Paula O'Reilly - Emergency Call


Paula O'Reilly is fast becoming the Queen of Americana drama, her songs rarely arrive in anything other than cinema scope, rich in drama and action, even the cover for this one could be a movie poster. Her latest single has all that and ithas also revived a type of song that we've not seen in ages - a true conversational duet.


For "Emergency Call", Paula has enlisted the assistance of her 14 year old daughter Molly in a song that has many layers to it. The essence of the song is establishing that there is always someone you can call no matter what, in this case it is the mother who is that person.

Based on a real conversation and no doubt with good intentions this heart to heart conversation seemingly at first goes a quickly off the rails


"If you've got a problem and don't know how to fix it

I'll take it to the grave i'll say nothing at all

Have a little trust I don't want you risk it

I don't want to see my little angel fall - always make me be your Emergency Call"


It's a lot to drop on a teenager and Molly's initial reaction is almost to laugh it off with a touch of teenage nonchalance and disdain,


"Mama you know I'm not that kind of girl - I'll never lose control never go to far".


As things progress, there is something of a hurtful put down that assumes that parents cannot relate to the issues of today.


"How would you know? You can't relate - You grew up in another century"


There is a lovely section midway through where Paula and Molly's vocals beautifully contrast


Paula "I won't judge you" - Molly - "Please don't judge me"

Paula "Don't be afraid" - Molly" I'm so afraid"


It all leads to what is both the key line in the song and the reasons behind Paula's concern


"Don't wanna see you make the same mistakes I made"


The final attack on the chorus sees time leap forward, and Molly takes lead vocal as she activates the call she had casually dismissed earlier. For someone so young she is able to give the vocals that a real sense of reality and there is a feeling she that she is in some distress.

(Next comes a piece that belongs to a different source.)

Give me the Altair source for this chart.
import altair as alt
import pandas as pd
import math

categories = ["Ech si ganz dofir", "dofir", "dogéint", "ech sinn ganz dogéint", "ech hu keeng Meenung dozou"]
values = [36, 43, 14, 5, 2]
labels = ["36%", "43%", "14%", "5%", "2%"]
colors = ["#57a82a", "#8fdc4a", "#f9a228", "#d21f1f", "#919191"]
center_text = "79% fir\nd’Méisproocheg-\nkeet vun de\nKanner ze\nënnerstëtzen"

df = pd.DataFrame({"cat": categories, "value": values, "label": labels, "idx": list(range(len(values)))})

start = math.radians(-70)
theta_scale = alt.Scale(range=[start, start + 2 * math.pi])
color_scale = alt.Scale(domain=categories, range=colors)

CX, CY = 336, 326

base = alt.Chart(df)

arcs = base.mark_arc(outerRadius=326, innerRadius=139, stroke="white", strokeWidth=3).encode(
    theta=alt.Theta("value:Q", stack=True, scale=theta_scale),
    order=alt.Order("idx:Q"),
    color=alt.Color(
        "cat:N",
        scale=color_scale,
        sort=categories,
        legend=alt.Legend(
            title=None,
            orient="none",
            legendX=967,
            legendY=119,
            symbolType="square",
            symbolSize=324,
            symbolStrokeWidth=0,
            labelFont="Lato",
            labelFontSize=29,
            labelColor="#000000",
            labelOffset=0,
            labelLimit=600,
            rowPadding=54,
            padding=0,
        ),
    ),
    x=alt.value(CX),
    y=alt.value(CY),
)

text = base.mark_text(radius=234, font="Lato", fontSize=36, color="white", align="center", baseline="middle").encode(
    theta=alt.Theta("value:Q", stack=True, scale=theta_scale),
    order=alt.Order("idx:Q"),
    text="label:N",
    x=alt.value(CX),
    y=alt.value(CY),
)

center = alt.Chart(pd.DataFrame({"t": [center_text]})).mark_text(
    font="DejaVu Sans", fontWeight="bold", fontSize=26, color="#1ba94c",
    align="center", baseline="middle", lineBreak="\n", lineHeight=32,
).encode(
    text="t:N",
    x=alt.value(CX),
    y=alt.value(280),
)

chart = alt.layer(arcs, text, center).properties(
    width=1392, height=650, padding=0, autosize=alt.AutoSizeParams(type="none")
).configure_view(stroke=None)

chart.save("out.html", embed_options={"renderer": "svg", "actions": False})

Musically "Emergency Call" is unassuming,mainly letting the drama play out up front, and just occasionally puncturing the mix with neat little touches such as the organ that kicks in and lifts things just before Paula and Molly's midway section/ It all goes to make undoubtedly another success for Paula, and we'll be very much surprised if we are not reviewing Molly in her own right in the years to come, such is the presence she makes with this performance.